Author's Response: I was just floored to log in and see your wonderful review. You have made my day! Thank you for pointing out my typos. They are corrected. I also took your suggestions on taking out the term tamer and changed Lauren's reaction to her father waking up. Both were good observations - thank you. I'm thinking of turning this back into a four chapter story. I couldn't get the 1st chapter approved for a long time and thought that if they saw the whole thing, the mods wouldn't be so confused by the first chapter. So anyway, if I do that, I think I will incorporate your other plot suggestions. I really appreciate you spending the time to leave such a long review. You put so much thought into it. I just can't tell you how much I enjoyed reading it. Thanks so much!!!!!!!!!!

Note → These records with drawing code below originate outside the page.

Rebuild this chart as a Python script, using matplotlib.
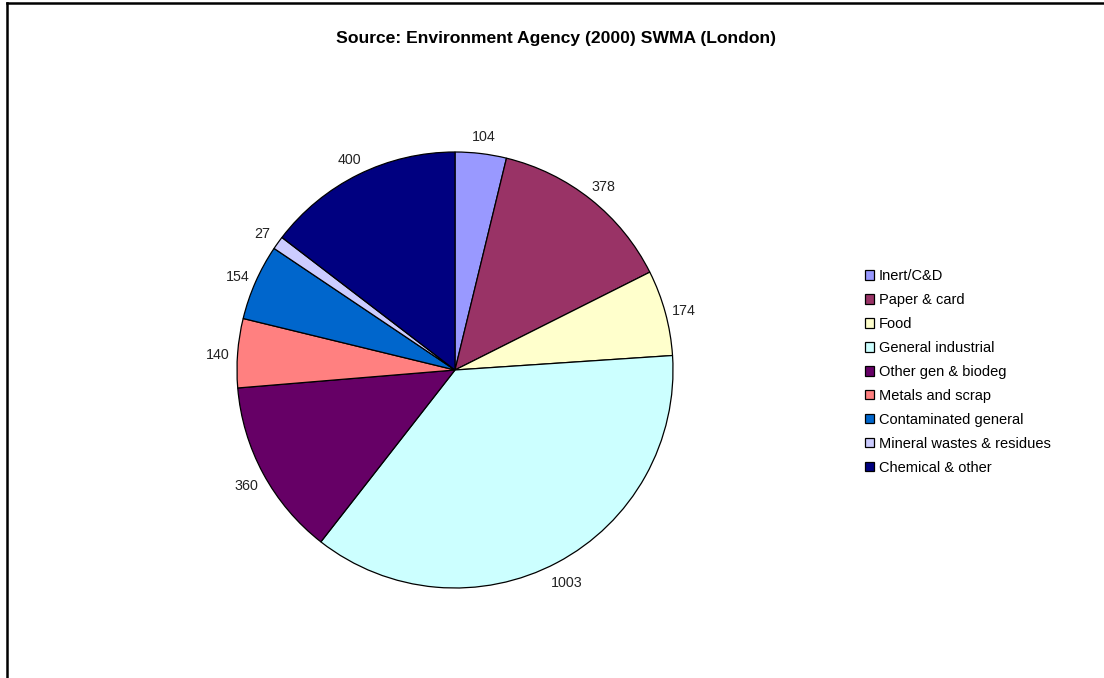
import matplotlib
matplotlib.use("Agg")
import matplotlib.pyplot as plt
from matplotlib.lines import Line2D

plt.rcParams['font.family'] = ['Liberation Sans', 'DejaVu Sans']

categories = ["Inert/C&D", "Paper & card", "Food", "General industrial",
              "Other gen & biodeg", "Metals and scrap", "Contaminated general",
              "Mineral wastes & residues", "Chemical & other"]
values = [104, 378, 174, 1003, 360, 140, 154, 27, 400]
colors = ["#9999FF", "#993366", "#FFFFCC", "#CCFFFF", "#660066",
          "#FF8080", "#0066CC", "#CCCCFF", "#000080"]
title = "Source: Environment Agency (2000) SWMA (London)"

W, H = 1104, 678
fig = plt.figure(figsize=(W / 100, H / 100), dpi=100)

# pie axes: centre (455, 370) px, radius 218 px
cx, cy, r = 455, 370, 218
ax = fig.add_axes([(cx - r) / W, (H - cy - r) / H, 2 * r / W, 2 * r / H])
wedges, texts = ax.pie(values, colors=colors, labels=[str(v) for v in values],
                       startangle=90, counterclock=False, radius=1,
                       labeldistance=1.09,
                       wedgeprops=dict(edgecolor="black", linewidth=0.9),
                       textprops=dict(fontsize=10.3, color="#222222"))
for t in texts:
    x, y = t.get_position()
    t.set_position((x, y - 0.014))
    t.set_horizontalalignment("center")
    t.set_verticalalignment("center")
ax.set_xlim(-1, 1)
ax.set_ylim(-1, 1)
ax.axis("off")

fig.text(556 / W, 1 - 38 / H, title, ha="center", va="center",
         fontsize=12.6, fontweight="bold")

fig.legend(wedges, categories, loc="upper left",
           bbox_to_anchor=(858 / W, 1 - 262 / H), frameon=False,
           fontsize=10.5, handlelength=0.62, handleheight=0.62,
           handletextpad=0.3, labelspacing=0.68, borderpad=0)

# chart border (top and left edges)
fig.add_artist(Line2D([7 / W, 1], [1 - 3 / H, 1 - 3 / H], color="black",
                      linewidth=1.8, transform=fig.transFigure))
fig.add_artist(Line2D([7 / W, 7 / W], [0, 1 - 3 / H], color="black",
                      linewidth=1.8, transform=fig.transFigure))

fig.savefig("out.png", dpi=100)
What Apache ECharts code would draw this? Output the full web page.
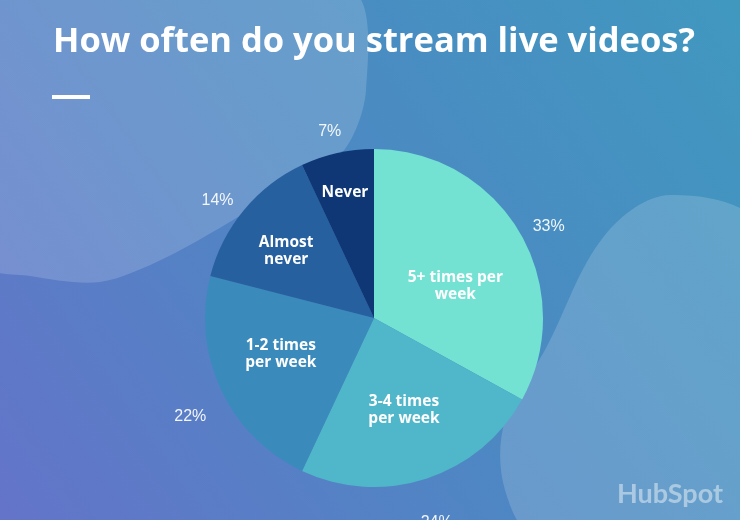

How can it be that I'm first to review this?!? This is incredible Jenn! Way to go. I just know there's someone out there for Charlie, and I think you found the perfect girl! It is a travesty that this has been up so long and no one has reviewed yet! I'm outraged for you! Really this is excellent and I'm going to reccomend it to all!
Author's Response: Thank you so much! It took me forever to get it approved. I was beginning to think it was a terrible story. I'm so glad you liked it! Thanks for your faithful reviewing!!!!